=== Work required ===
Write every entry out again exactly, please, and skip the pictures.

=== Data supplied ===
------------------------------
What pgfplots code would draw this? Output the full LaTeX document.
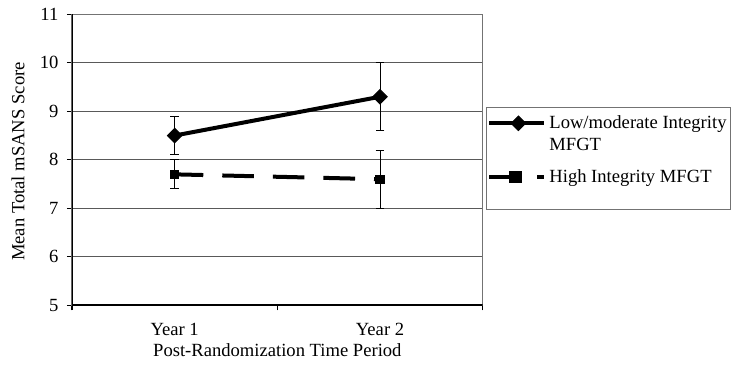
\documentclass[border=0pt]{standalone}
\usepackage{fontspec}
\setmainfont{Liberation Serif}
\usepackage{pgfplots}
\pgfplotsset{compat=1.18}
\begin{document}
\fontsize{9.3}{11.15}\selectfont
\begin{tikzpicture}
\begin{axis}[
  at={(0,0)}, anchor=south west,
  scale only axis,
  width=205.35pt, height=145.5pt,
  xmin=0.5, xmax=2.5, ymin=5, ymax=11,
  xtick={1,2}, xticklabels={Year 1, Year 2},
  minor xtick={0.5,1.5,2.5},
  ytick={5,6,7,8,9,10,11},
  xtick pos=bottom, ytick pos=left,
  /pgf/number format/assume math mode=true,
  ymajorgrids, grid style={black!65, line width=0.5pt},
  axis line style={black!55, line width=0.5pt},
  tick align=outside, major tick length=2.5pt, minor tick length=2.5pt,
  tick style={black, line width=0.6pt},
  every major x tick/.style={draw=none},
  xticklabel style={yshift=-3pt},
  yticklabel style={xshift=-1pt},
  xlabel={Post-Randomization Time Period},
  ylabel={Mean Total mSANS Score},
  xlabel style={at={(axis description cs:0.5,0)}, anchor=north, yshift=-15.9pt},
  ylabel style={at={(axis description cs:-0.0993,0.494)}, anchor=south, rotate=0},
  legend cell align=left,
  legend style={at={(axis description cs:1.0073,0.6804)}, anchor=north west,
    draw=black!55, line width=0.5pt, inner xsep=0.6pt, inner ysep=2.35pt,
    row sep=4.9pt,
    nodes={inner sep=1.5pt, text depth=0.15em, align=left}},
]
\addplot[black, line width=2pt, mark=square*, mark size=2.55pt,
  mark options={rotate=45, solid, line width=0.5pt},
  legend image code/.code={%
    \draw[mark repeat=2, mark phase=2] plot coordinates {(0pt,5.6pt) (14.5pt,5.6pt) (27.5pt,5.6pt)};},
  error bars/.cd, y dir=both, y explicit,
  error bar style={line width=0.5pt, solid},
  error mark options={rotate=90, mark size=2.15pt, line width=0.5pt, solid}]
  coordinates {(1,8.5) +- (0,0.4) (2,9.3) +- (0,0.7)};
\addlegendentry{Low/moderate Integrity\\MFGT}
\addplot[black, line width=2pt, dash pattern=on 15.8pt off 9.5pt, dash phase=1.5pt,
  mark=square*, mark size=2.1pt, mark options={solid, line width=0.5pt},
  legend image code/.code={%
    \draw[dash pattern=on 15.8pt off 9.5pt, dash phase=0pt] (0pt,0pt) -- (27.5pt,0pt);
    \draw[mark repeat=2, mark phase=2] plot[mark options={solid}] coordinates {(0pt,0pt) (13pt,0pt) (27.5pt,0pt)};},
  error bars/.cd, y dir=both, y explicit,
  error bar style={line width=0.5pt, solid},
  error mark options={rotate=90, mark size=2.15pt, line width=0.5pt, solid}]
  coordinates {(1,7.7) +- (0,0.3) (2,7.6) +- (0,0.6)};
\addlegendentry{High Integrity MFGT}
\addlegendimage{empty legend}
\addlegendentry[inner sep=1pt]{}
\draw[black, line width=1pt] (rel axis cs:0,1) -- (rel axis cs:0,0) -- (rel axis cs:1,0);
\end{axis}
\pgfresetboundingbox
\path[use as bounding box] (-36pt,-31.85pt) rectangle (329.5pt,152.65pt);
\end{tikzpicture}
\end{document}
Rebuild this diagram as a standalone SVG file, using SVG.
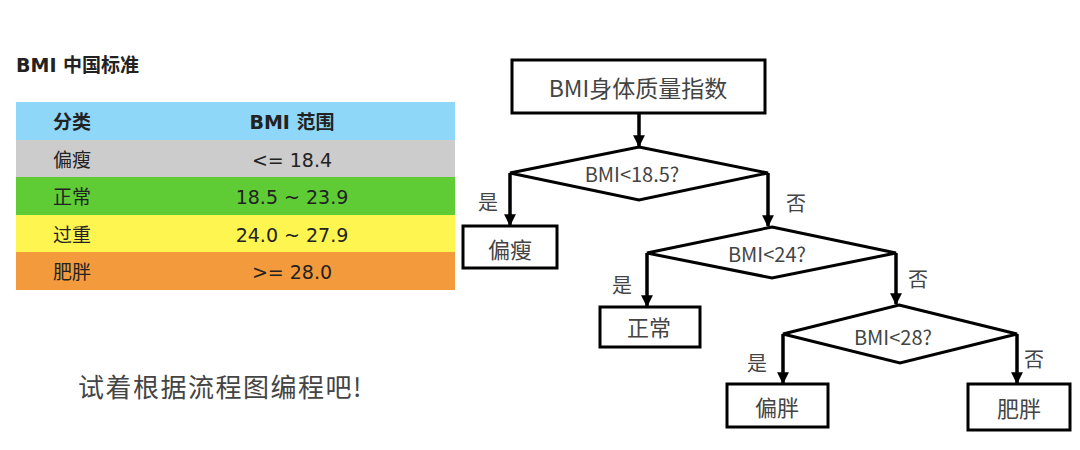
<svg xmlns="http://www.w3.org/2000/svg" width="1080" height="450" viewBox="0 0 1080 450">
<style>
.tbl{font-family:"DejaVu Sans","Noto Sans CJK SC",sans-serif;font-size:19px;fill:#222}
.b{font-weight:bold}
.fc{font-family:"Noto Sans CJK SC",sans-serif;fill:#444}
.lb{font-size:20px;text-anchor:middle}
.dt{font-size:20px;text-anchor:middle}
.bt{font-size:22px;text-anchor:middle}
.box{fill:#fff;stroke:#000;stroke-width:3}
.line{fill:none;stroke:#000;stroke-width:3.5}
</style>
<defs>
<marker id="ah" viewBox="0 0 10 10" refX="9" refY="5" markerWidth="3.4" markerHeight="3.4" orient="auto" markerUnits="strokeWidth">
<path d="M0,0 L10,5 L0,10 z" fill="#000"/>
</marker>
</defs>
<rect width="1080" height="450" fill="#fff"/>
<g id="table">
<text class="tbl b" x="16" y="72" font-size="18">BMI 中国标准</text>
<rect x="16" y="102" width="439" height="38" fill="#8ED7F8"/>
<rect x="16" y="140" width="439" height="37" fill="#CCCCCC"/>
<rect x="16" y="177" width="439" height="38" fill="#5FCB35"/>
<rect x="16" y="215" width="439" height="37" fill="#FEF550"/>
<rect x="16" y="252" width="439" height="38" fill="#F39A3D"/>
<text class="tbl b" x="53" y="129">分类</text>
<text class="tbl b" x="292" y="129" text-anchor="middle">BMI 范围</text>
<text class="tbl" x="53" y="167">偏瘦</text>
<text class="tbl" x="292" y="167" text-anchor="middle">&lt;= 18.4</text>
<text class="tbl" x="53" y="204">正常</text>
<text class="tbl" x="292" y="204" text-anchor="middle">18.5 ~ 23.9</text>
<text class="tbl" x="53" y="242">过重</text>
<text class="tbl" x="292" y="242" text-anchor="middle">24.0 ~ 27.9</text>
<text class="tbl" x="53" y="279">肥胖</text>
<text class="tbl" x="292" y="279" text-anchor="middle">&gt;= 28.0</text>
</g>
<text class="fc" x="78" y="397" font-size="26" letter-spacing="1.5">试着根据流程图编程吧!</text>
<g id="connectors">
<path class="line" d="M639,113 V146" marker-end="url(#ah)"/>
<path class="line" d="M510,173 V225" marker-end="url(#ah)"/>
<path class="line" d="M768,173 V226" marker-end="url(#ah)"/>
<path class="line" d="M647,253 V306" marker-end="url(#ah)"/>
<path class="line" d="M896,253 V304" marker-end="url(#ah)"/>
<path class="line" d="M783,334 V383" marker-end="url(#ah)"/>
<path class="line" d="M1017,334 V383" marker-end="url(#ah)"/>
<text class="fc lb" x="488" y="210">是</text>
<text class="fc lb" x="796" y="211">否</text>
<text class="fc lb" x="622" y="293">是</text>
<text class="fc lb" x="918" y="287">否</text>
<text class="fc lb" x="757" y="371">是</text>
<text class="fc lb" x="1034" y="367">否</text>
</g>
<g id="start">
<rect class="box" x="512" y="60" width="253" height="53"/>
<text class="fc" x="638" y="97" font-size="23" text-anchor="middle">BMI身体质量指数</text>
</g>
<g id="d1">
<polygon class="box" points="639,147 768,173 639,200 510,173"/>
<text class="fc dt" x="632" y="182">BMI&lt;18.5?</text>
</g>
<g id="thin">
<rect class="box" x="463" y="226" width="94" height="42"/>
<text class="fc bt" x="510" y="258">偏瘦</text>
</g>
<g id="d2">
<polygon class="box" points="772,227 896,253 772,278 647,253"/>
<text class="fc dt" x="767" y="262">BMI&lt;24?</text>
</g>
<g id="normal">
<rect class="box" x="600" y="307" width="100" height="40"/>
<text class="fc bt" x="649" y="336">正常</text>
</g>
<g id="d3">
<polygon class="box" points="899,305 1017,334 900,363 783,334"/>
<text class="fc dt" x="893" y="345">BMI&lt;28?</text>
</g>
<g id="over">
<rect class="box" x="727" y="384" width="101" height="43"/>
<text class="fc bt" x="777" y="416">偏胖</text>
</g>
<g id="obese">
<rect class="box" x="968" y="384" width="102" height="46"/>
<text class="fc bt" x="1019" y="417">肥胖</text>
</g>
</svg>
------------------------------
=== Completed exercise ===
What pgfplots code would draw this? Output the full LaTeX document.
\documentclass[border=0pt]{standalone}
\usepackage{fontspec}
\setmainfont{Liberation Serif}
\usepackage{pgfplots}
\pgfplotsset{compat=1.18}
\begin{document}
\fontsize{9.3}{11.15}\selectfont
\begin{tikzpicture}
\begin{axis}[
  at={(0,0)}, anchor=south west,
  scale only axis,
  width=205.35pt, height=145.5pt,
  xmin=0.5, xmax=2.5, ymin=5, ymax=11,
  xtick={1,2}, xticklabels={Year 1, Year 2},
  minor xtick={0.5,1.5,2.5},
  ytick={5,6,7,8,9,10,11},
  xtick pos=bottom, ytick pos=left,
  /pgf/number format/assume math mode=true,
  ymajorgrids, grid style={black!65, line width=0.5pt},
  axis line style={black!55, line width=0.5pt},
  tick align=outside, major tick length=2.5pt, minor tick length=2.5pt,
  tick style={black, line width=0.6pt},
  every major x tick/.style={draw=none},
  xticklabel style={yshift=-3pt},
  yticklabel style={xshift=-1pt},
  xlabel={Post-Randomization Time Period},
  ylabel={Mean Total mSANS Score},
  xlabel style={at={(axis description cs:0.5,0)}, anchor=north, yshift=-15.9pt},
  ylabel style={at={(axis description cs:-0.0993,0.494)}, anchor=south, rotate=0},
  legend cell align=left,
  legend style={at={(axis description cs:1.0073,0.6804)}, anchor=north west,
    draw=black!55, line width=0.5pt, inner xsep=0.6pt, inner ysep=2.35pt,
    row sep=4.9pt,
    nodes={inner sep=1.5pt, text depth=0.15em, align=left}},
]
\addplot[black, line width=2pt, mark=square*, mark size=2.55pt,
  mark options={rotate=45, solid, line width=0.5pt},
  legend image code/.code={%
    \draw[mark repeat=2, mark phase=2] plot coordinates {(0pt,5.6pt) (14.5pt,5.6pt) (27.5pt,5.6pt)};},
  error bars/.cd, y dir=both, y explicit,
  error bar style={line width=0.5pt, solid},
  error mark options={rotate=90, mark size=2.15pt, line width=0.5pt, solid}]
  coordinates {(1,8.5) +- (0,0.4) (2,9.3) +- (0,0.7)};
\addlegendentry{Low/moderate Integrity\\MFGT}
\addplot[black, line width=2pt, dash pattern=on 15.8pt off 9.5pt, dash phase=1.5pt,
  mark=square*, mark size=2.1pt, mark options={solid, line width=0.5pt},
  legend image code/.code={%
    \draw[dash pattern=on 15.8pt off 9.5pt, dash phase=0pt] (0pt,0pt) -- (27.5pt,0pt);
    \draw[mark repeat=2, mark phase=2] plot[mark options={solid}] coordinates {(0pt,0pt) (13pt,0pt) (27.5pt,0pt)};},
  error bars/.cd, y dir=both, y explicit,
  error bar style={line width=0.5pt, solid},
  error mark options={rotate=90, mark size=2.15pt, line width=0.5pt, solid}]
  coordinates {(1,7.7) +- (0,0.3) (2,7.6) +- (0,0.6)};
\addlegendentry{High Integrity MFGT}
\addlegendimage{empty legend}
\addlegendentry[inner sep=1pt]{}
\draw[black, line width=1pt] (rel axis cs:0,1) -- (rel axis cs:0,0) -- (rel axis cs:1,0);
\end{axis}
\pgfresetboundingbox
\path[use as bounding box] (-36pt,-31.85pt) rectangle (329.5pt,152.65pt);
\end{tikzpicture}
\end{document}
Rebuild this diagram as a standalone SVG file, using SVG.
<svg xmlns="http://www.w3.org/2000/svg" width="1080" height="450" viewBox="0 0 1080 450">
<style>
.tbl{font-family:"DejaVu Sans","Noto Sans CJK SC",sans-serif;font-size:19px;fill:#222}
.b{font-weight:bold}
.fc{font-family:"Noto Sans CJK SC",sans-serif;fill:#444}
.lb{font-size:20px;text-anchor:middle}
.dt{font-size:20px;text-anchor:middle}
.bt{font-size:22px;text-anchor:middle}
.box{fill:#fff;stroke:#000;stroke-width:3}
.line{fill:none;stroke:#000;stroke-width:3.5}
</style>
<defs>
<marker id="ah" viewBox="0 0 10 10" refX="9" refY="5" markerWidth="3.4" markerHeight="3.4" orient="auto" markerUnits="strokeWidth">
<path d="M0,0 L10,5 L0,10 z" fill="#000"/>
</marker>
</defs>
<rect width="1080" height="450" fill="#fff"/>
<g id="table">
<text class="tbl b" x="16" y="72" font-size="18">BMI 中国标准</text>
<rect x="16" y="102" width="439" height="38" fill="#8ED7F8"/>
<rect x="16" y="140" width="439" height="37" fill="#CCCCCC"/>
<rect x="16" y="177" width="439" height="38" fill="#5FCB35"/>
<rect x="16" y="215" width="439" height="37" fill="#FEF550"/>
<rect x="16" y="252" width="439" height="38" fill="#F39A3D"/>
<text class="tbl b" x="53" y="129">分类</text>
<text class="tbl b" x="292" y="129" text-anchor="middle">BMI 范围</text>
<text class="tbl" x="53" y="167">偏瘦</text>
<text class="tbl" x="292" y="167" text-anchor="middle">&lt;= 18.4</text>
<text class="tbl" x="53" y="204">正常</text>
<text class="tbl" x="292" y="204" text-anchor="middle">18.5 ~ 23.9</text>
<text class="tbl" x="53" y="242">过重</text>
<text class="tbl" x="292" y="242" text-anchor="middle">24.0 ~ 27.9</text>
<text class="tbl" x="53" y="279">肥胖</text>
<text class="tbl" x="292" y="279" text-anchor="middle">&gt;= 28.0</text>
</g>
<text class="fc" x="78" y="397" font-size="26" letter-spacing="1.5">试着根据流程图编程吧!</text>
<g id="connectors">
<path class="line" d="M639,113 V146" marker-end="url(#ah)"/>
<path class="line" d="M510,173 V225" marker-end="url(#ah)"/>
<path class="line" d="M768,173 V226" marker-end="url(#ah)"/>
<path class="line" d="M647,253 V306" marker-end="url(#ah)"/>
<path class="line" d="M896,253 V304" marker-end="url(#ah)"/>
<path class="line" d="M783,334 V383" marker-end="url(#ah)"/>
<path class="line" d="M1017,334 V383" marker-end="url(#ah)"/>
<text class="fc lb" x="488" y="210">是</text>
<text class="fc lb" x="796" y="211">否</text>
<text class="fc lb" x="622" y="293">是</text>
<text class="fc lb" x="918" y="287">否</text>
<text class="fc lb" x="757" y="371">是</text>
<text class="fc lb" x="1034" y="367">否</text>
</g>
<g id="start">
<rect class="box" x="512" y="60" width="253" height="53"/>
<text class="fc" x="638" y="97" font-size="23" text-anchor="middle">BMI身体质量指数</text>
</g>
<g id="d1">
<polygon class="box" points="639,147 768,173 639,200 510,173"/>
<text class="fc dt" x="632" y="182">BMI&lt;18.5?</text>
</g>
<g id="thin">
<rect class="box" x="463" y="226" width="94" height="42"/>
<text class="fc bt" x="510" y="258">偏瘦</text>
</g>
<g id="d2">
<polygon class="box" points="772,227 896,253 772,278 647,253"/>
<text class="fc dt" x="767" y="262">BMI&lt;24?</text>
</g>
<g id="normal">
<rect class="box" x="600" y="307" width="100" height="40"/>
<text class="fc bt" x="649" y="336">正常</text>
</g>
<g id="d3">
<polygon class="box" points="899,305 1017,334 900,363 783,334"/>
<text class="fc dt" x="893" y="345">BMI&lt;28?</text>
</g>
<g id="over">
<rect class="box" x="727" y="384" width="101" height="43"/>
<text class="fc bt" x="777" y="416">偏胖</text>
</g>
<g id="obese">
<rect class="box" x="968" y="384" width="102" height="46"/>
<text class="fc bt" x="1019" y="417">肥胖</text>
</g>
</svg>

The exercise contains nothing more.